4 thoughts on “Development aid – its opponents and proponents

  1. It’s a good argument, well made.
    But the target of 0.7% is irrational, deriving from a commitment over forty years ago in a different world. As a number it may be too little or too much, but it surely won’t be right. The target itself puts the pressure on DfID to spend fast, not necessarily wisely or well. With its staff decreasing, the chances of designing good programmes, implementing them and evaluating them effectively diminish.
    As weaknesses are revealed, dislike of ‘aid’ as such will be aggravated, and that will be a great pity.
    For my money, rather less spent on development assistance will both improve its focus and quality, and see off the rednecks.

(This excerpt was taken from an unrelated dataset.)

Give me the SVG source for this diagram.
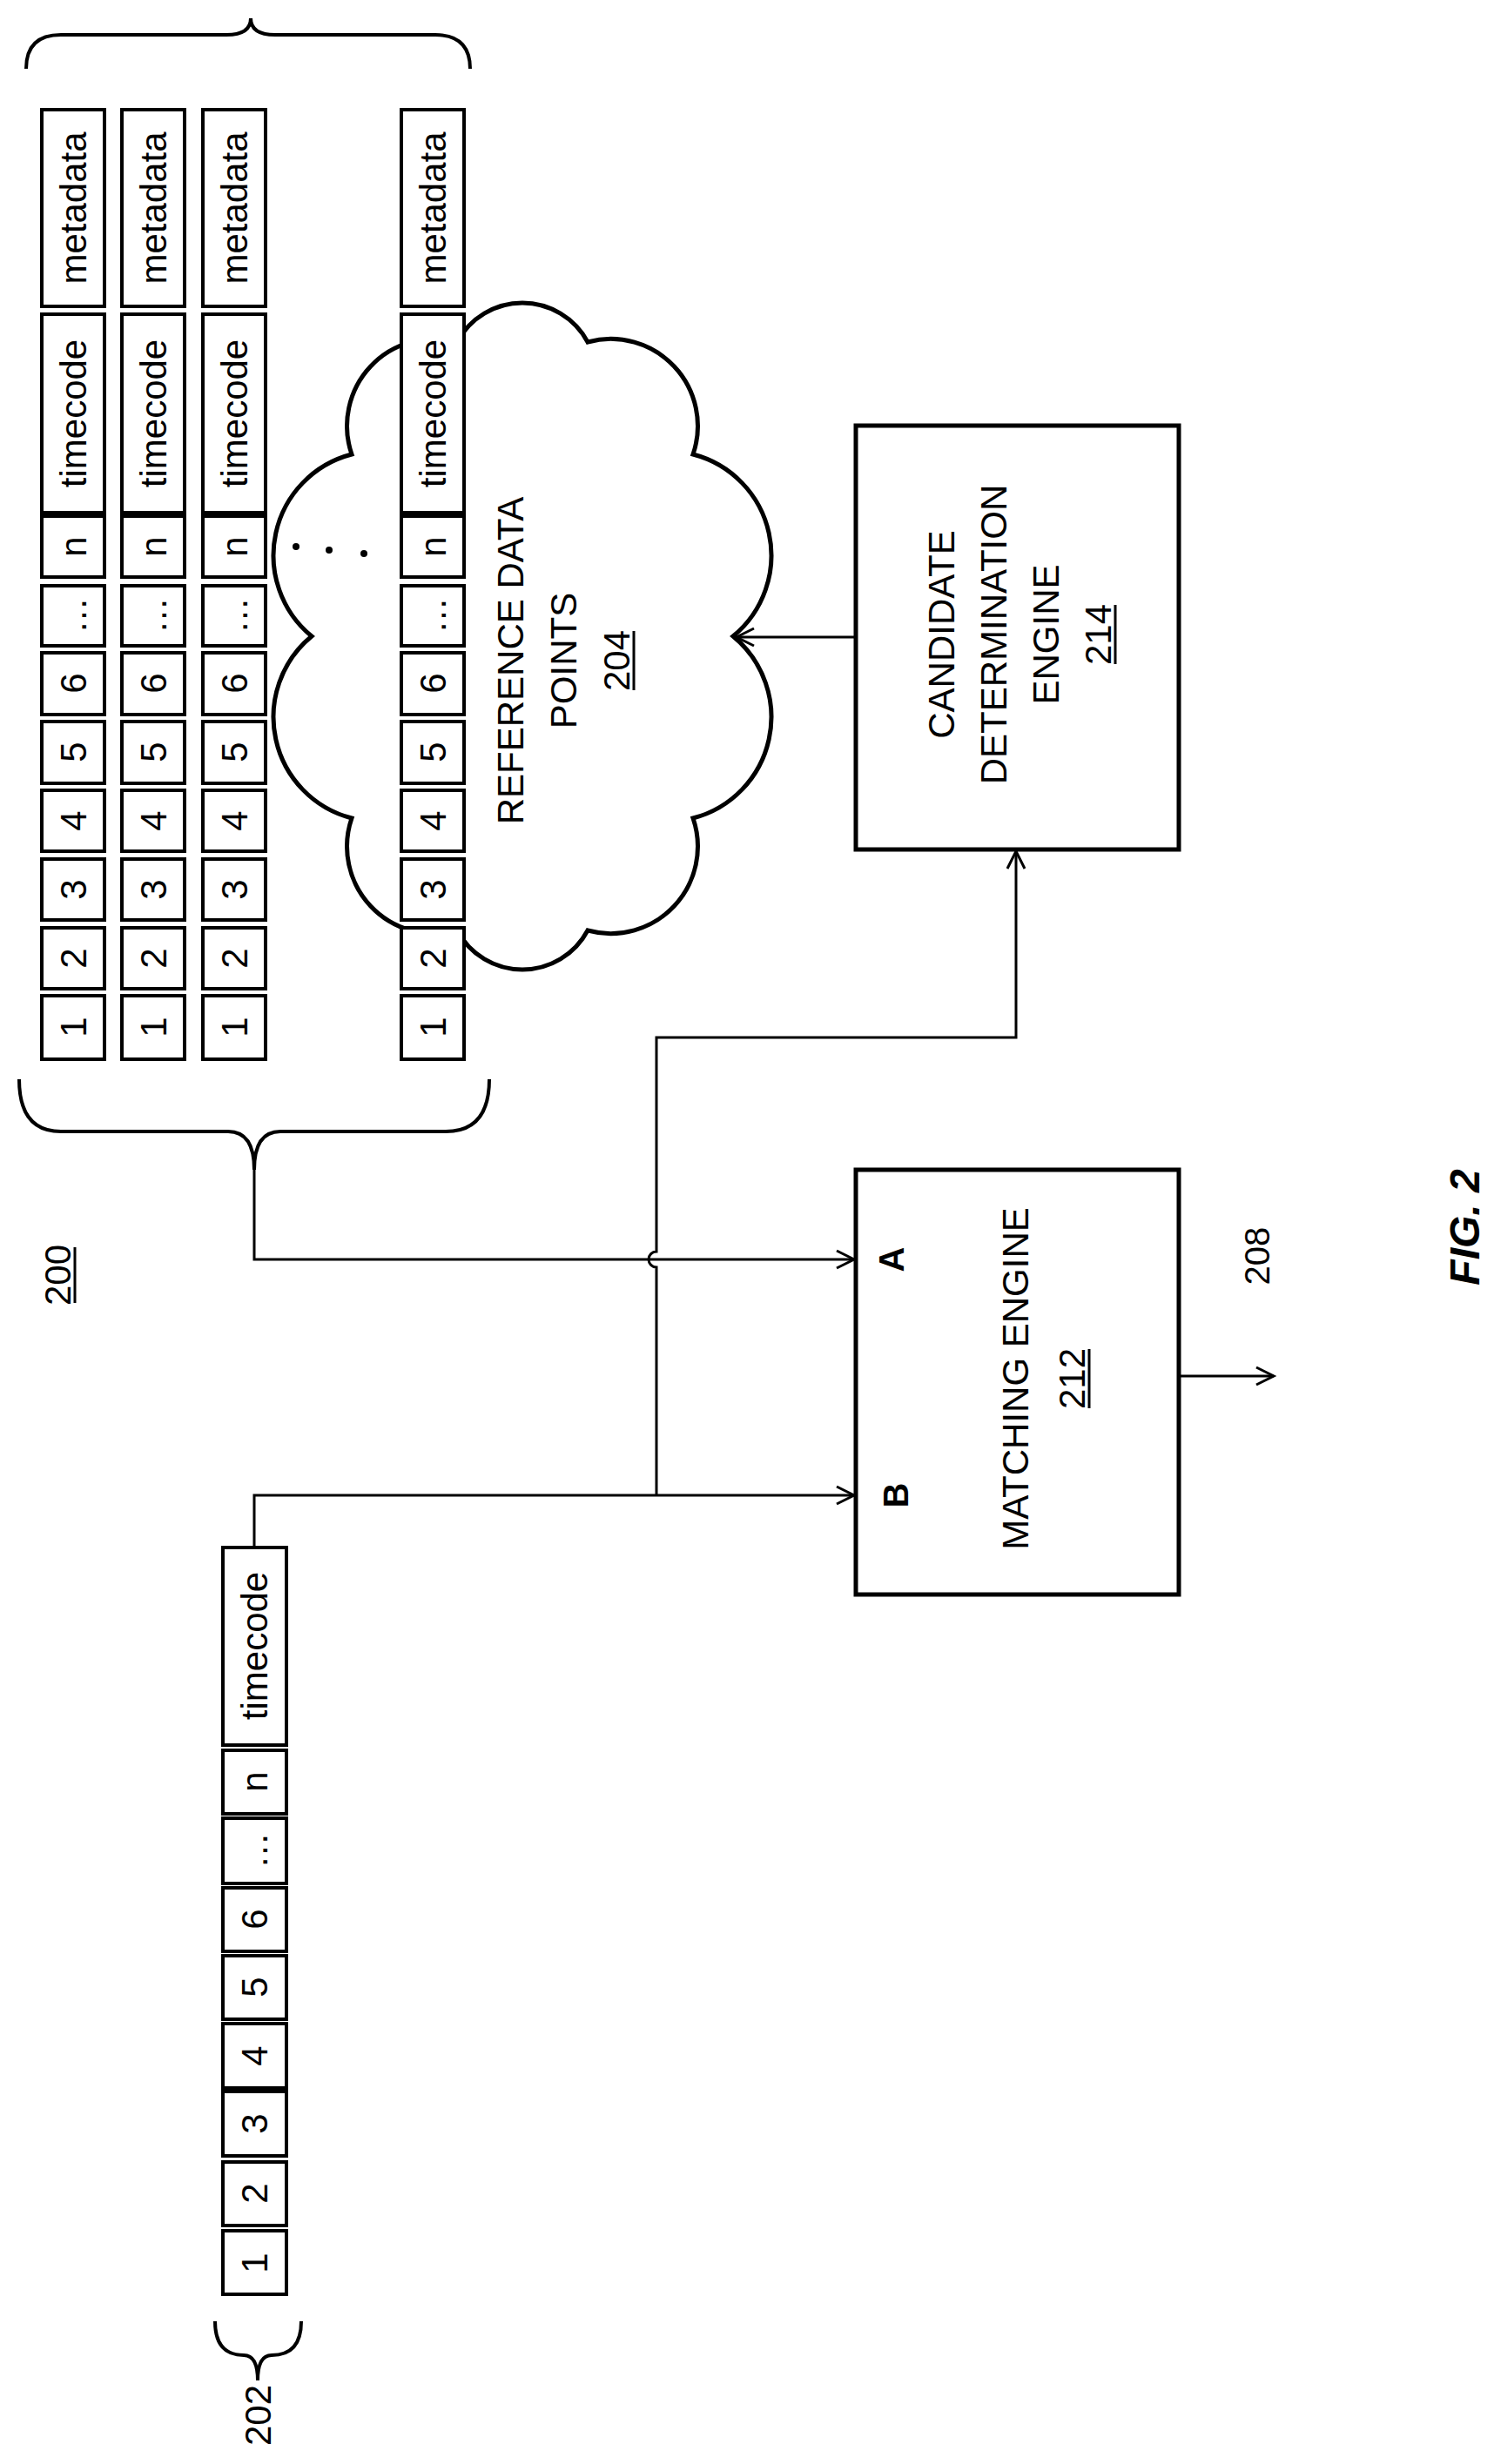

  2. As a non-British, let me first thank you for the quality briefing.
    I generally share the sentiment(s) but can’t help but to play the devil’s advocate.
    It’s one thing to acknowledge that ‘development’ is about the transformation of societies. Whether development assistance achieves much towards that end is another.
    As I see it, that’s the argument that needs to be made, and that could be a bit of an Achilles heal because the effect is much more fuzzy than the usual claims made for giving development assistance.


  3. I completely agree with the need to focus more on establishing supportive frameworks. WaterAid is closely involved in the Sanitation and Water for All (SWA) Partnership’s National Planning for Results Initiative, which aims to bring development partners and developing country governments together in support of sector strengthening and the development of effective sector frameworks, through collaborative and coordinated effort. The focus is on those countries that are most off-track for the sanitation and water MDGS, and where the need for a concerted response is greatest, with a strong focus on fragile states. In 2010 SWA partners, including four government ministries and many development partners, came together to agree the Liberia WASH Compact, a two-year plan which has built capacity, improved coordination and alignment across the water and sanitation sector, and increased the effectiveness of service delivery in the country – thus both helping the sector to develop, and ensuring the effectiveness of UK aid spending.